Without the pictures, print the lines running from the beginning of the material to the line containing "const panelH = 219;", both ends included.
━━━━━━━━━━━━━━━━━━━━━━━━━━━━━━
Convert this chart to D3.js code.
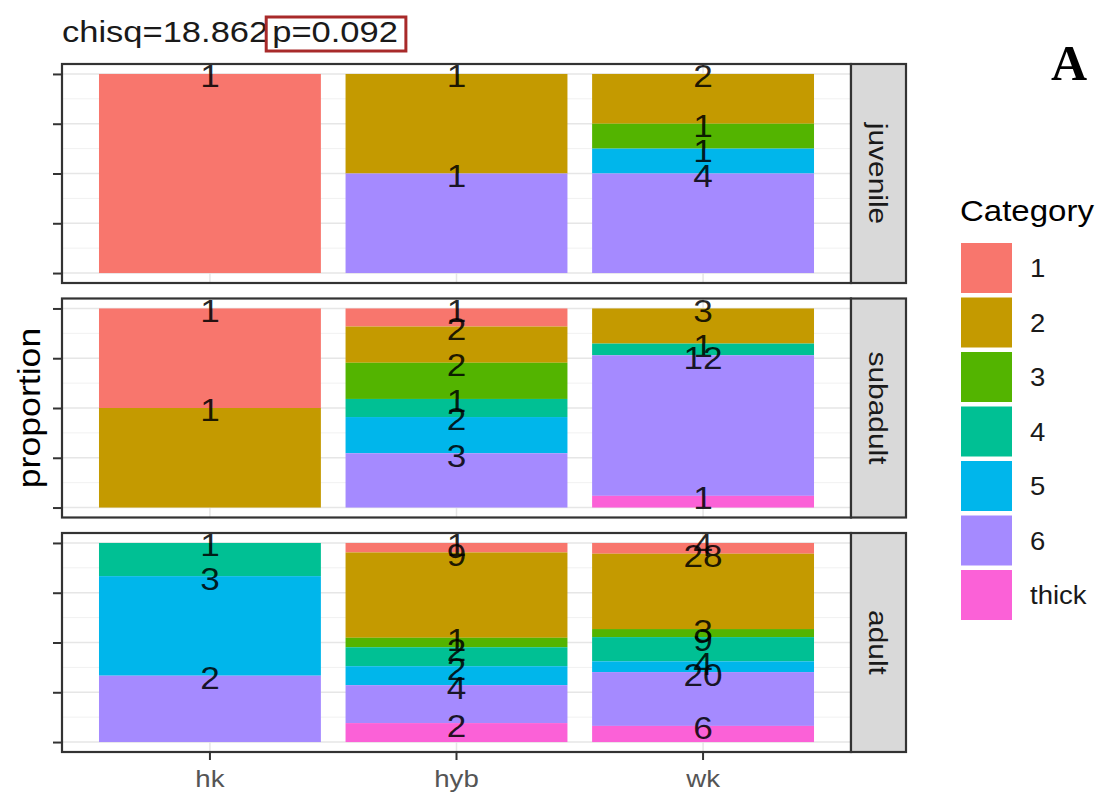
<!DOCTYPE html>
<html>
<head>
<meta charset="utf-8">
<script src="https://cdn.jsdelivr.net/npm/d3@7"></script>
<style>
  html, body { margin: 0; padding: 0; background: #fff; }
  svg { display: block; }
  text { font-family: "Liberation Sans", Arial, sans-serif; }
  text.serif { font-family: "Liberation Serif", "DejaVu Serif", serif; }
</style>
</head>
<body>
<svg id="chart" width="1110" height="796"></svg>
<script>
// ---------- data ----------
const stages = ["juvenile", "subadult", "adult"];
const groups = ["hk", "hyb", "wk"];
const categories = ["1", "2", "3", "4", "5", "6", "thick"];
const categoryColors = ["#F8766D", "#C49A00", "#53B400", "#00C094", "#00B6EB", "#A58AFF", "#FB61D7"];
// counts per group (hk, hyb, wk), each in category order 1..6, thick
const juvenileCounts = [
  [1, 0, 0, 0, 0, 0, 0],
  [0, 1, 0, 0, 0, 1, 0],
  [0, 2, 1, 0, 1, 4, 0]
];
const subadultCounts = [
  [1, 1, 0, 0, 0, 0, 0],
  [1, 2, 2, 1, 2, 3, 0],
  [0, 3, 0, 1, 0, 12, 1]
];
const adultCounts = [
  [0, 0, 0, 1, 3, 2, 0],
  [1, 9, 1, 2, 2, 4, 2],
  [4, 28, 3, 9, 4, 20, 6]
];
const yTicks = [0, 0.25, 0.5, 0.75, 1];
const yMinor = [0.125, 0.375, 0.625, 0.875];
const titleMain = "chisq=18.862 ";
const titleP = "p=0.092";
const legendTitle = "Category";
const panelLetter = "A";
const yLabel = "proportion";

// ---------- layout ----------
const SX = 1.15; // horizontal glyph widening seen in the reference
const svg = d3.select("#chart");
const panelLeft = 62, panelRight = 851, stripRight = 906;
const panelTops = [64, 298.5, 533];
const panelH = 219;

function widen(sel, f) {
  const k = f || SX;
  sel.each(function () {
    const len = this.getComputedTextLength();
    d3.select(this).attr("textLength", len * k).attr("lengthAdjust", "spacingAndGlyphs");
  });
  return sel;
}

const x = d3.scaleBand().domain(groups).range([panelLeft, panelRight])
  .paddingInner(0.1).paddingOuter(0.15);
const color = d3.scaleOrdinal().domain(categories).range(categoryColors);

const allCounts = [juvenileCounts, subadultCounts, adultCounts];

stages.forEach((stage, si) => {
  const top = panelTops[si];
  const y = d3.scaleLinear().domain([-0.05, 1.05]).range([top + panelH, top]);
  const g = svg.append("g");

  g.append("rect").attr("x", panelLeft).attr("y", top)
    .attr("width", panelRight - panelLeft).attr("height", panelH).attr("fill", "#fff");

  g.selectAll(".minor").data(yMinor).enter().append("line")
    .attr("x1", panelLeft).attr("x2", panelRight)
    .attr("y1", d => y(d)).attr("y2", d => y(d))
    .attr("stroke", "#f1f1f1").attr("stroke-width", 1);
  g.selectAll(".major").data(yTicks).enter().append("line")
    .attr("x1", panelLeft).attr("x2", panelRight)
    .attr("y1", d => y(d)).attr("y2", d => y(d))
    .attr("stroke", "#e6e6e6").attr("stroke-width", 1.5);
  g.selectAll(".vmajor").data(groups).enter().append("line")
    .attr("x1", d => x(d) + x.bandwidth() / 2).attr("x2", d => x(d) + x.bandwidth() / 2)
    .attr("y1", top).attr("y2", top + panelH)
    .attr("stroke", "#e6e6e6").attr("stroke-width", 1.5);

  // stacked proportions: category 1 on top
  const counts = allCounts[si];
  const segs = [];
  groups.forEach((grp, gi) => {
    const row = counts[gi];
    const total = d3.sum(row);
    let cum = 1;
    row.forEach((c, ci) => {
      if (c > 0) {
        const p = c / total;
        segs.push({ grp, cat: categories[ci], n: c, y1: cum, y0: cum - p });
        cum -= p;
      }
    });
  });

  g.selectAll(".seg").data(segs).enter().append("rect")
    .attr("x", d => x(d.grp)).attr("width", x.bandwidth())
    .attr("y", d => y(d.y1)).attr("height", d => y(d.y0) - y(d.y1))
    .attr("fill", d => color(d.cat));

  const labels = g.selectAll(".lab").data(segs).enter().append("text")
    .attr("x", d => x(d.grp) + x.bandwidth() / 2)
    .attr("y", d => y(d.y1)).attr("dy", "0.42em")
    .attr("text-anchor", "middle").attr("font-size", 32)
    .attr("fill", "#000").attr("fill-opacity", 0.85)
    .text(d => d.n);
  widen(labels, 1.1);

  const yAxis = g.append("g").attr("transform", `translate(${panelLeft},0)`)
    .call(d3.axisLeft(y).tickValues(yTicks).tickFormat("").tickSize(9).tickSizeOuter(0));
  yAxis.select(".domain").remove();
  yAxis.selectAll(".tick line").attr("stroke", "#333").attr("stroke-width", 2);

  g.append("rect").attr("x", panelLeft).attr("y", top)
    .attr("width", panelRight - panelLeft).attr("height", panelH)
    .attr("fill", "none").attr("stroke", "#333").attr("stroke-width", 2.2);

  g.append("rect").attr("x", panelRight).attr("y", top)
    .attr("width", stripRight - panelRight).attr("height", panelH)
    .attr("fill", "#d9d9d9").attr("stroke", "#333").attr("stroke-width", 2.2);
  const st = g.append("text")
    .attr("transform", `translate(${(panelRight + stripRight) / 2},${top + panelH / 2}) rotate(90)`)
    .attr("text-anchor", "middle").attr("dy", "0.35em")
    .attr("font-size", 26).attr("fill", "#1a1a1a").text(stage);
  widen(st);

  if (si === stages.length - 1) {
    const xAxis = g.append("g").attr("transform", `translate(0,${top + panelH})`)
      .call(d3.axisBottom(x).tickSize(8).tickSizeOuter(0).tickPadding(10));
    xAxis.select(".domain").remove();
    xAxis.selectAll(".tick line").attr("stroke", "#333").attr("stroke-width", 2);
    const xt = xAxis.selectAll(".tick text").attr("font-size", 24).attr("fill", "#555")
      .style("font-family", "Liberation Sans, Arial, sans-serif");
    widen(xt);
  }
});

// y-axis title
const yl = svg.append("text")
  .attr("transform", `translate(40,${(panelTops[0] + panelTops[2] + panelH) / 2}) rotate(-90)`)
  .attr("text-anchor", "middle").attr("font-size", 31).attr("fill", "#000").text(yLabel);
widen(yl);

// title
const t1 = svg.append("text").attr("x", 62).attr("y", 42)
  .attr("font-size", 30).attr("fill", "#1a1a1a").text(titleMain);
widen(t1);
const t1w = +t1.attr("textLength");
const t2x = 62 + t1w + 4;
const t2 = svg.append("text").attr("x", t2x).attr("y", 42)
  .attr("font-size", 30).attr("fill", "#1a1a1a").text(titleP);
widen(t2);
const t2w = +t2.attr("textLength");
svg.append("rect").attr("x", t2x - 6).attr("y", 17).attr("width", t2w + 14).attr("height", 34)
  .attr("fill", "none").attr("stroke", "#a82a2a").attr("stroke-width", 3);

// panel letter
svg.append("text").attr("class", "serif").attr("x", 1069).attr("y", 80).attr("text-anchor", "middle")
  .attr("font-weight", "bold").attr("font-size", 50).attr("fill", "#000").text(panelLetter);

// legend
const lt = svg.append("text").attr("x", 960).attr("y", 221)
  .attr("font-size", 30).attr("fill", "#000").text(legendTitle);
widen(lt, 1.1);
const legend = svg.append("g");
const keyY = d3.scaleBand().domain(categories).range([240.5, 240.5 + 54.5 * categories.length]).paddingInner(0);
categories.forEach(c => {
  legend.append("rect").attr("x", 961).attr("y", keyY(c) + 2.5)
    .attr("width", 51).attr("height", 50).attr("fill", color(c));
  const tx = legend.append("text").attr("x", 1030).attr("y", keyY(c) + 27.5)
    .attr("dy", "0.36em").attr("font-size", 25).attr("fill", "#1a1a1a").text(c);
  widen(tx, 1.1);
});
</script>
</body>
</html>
━━━━━━━━━━━━━━━━━━━━━━━━━━━━━━
# [Reply to the exercise]
Convert this chart to D3.js code.
<!DOCTYPE html>
<html>
<head>
<meta charset="utf-8">
<script src="https://cdn.jsdelivr.net/npm/d3@7"></script>
<style>
  html, body { margin: 0; padding: 0; background: #fff; }
  svg { display: block; }
  text { font-family: "Liberation Sans", Arial, sans-serif; }
  text.serif { font-family: "Liberation Serif", "DejaVu Serif", serif; }
</style>
</head>
<body>
<svg id="chart" width="1110" height="796"></svg>
<script>
// ---------- data ----------
const stages = ["juvenile", "subadult", "adult"];
const groups = ["hk", "hyb", "wk"];
const categories = ["1", "2", "3", "4", "5", "6", "thick"];
const categoryColors = ["#F8766D", "#C49A00", "#53B400", "#00C094", "#00B6EB", "#A58AFF", "#FB61D7"];
// counts per group (hk, hyb, wk), each in category order 1..6, thick
const juvenileCounts = [
  [1, 0, 0, 0, 0, 0, 0],
  [0, 1, 0, 0, 0, 1, 0],
  [0, 2, 1, 0, 1, 4, 0]
];
const subadultCounts = [
  [1, 1, 0, 0, 0, 0, 0],
  [1, 2, 2, 1, 2, 3, 0],
  [0, 3, 0, 1, 0, 12, 1]
];
const adultCounts = [
  [0, 0, 0, 1, 3, 2, 0],
  [1, 9, 1, 2, 2, 4, 2],
  [4, 28, 3, 9, 4, 20, 6]
];
const yTicks = [0, 0.25, 0.5, 0.75, 1];
const yMinor = [0.125, 0.375, 0.625, 0.875];
const titleMain = "chisq=18.862 ";
const titleP = "p=0.092";
const legendTitle = "Category";
const panelLetter = "A";
const yLabel = "proportion";

// ---------- layout ----------
const SX = 1.15; // horizontal glyph widening seen in the reference
const svg = d3.select("#chart");
const panelLeft = 62, panelRight = 851, stripRight = 906;
const panelTops = [64, 298.5, 533];
const panelH = 219;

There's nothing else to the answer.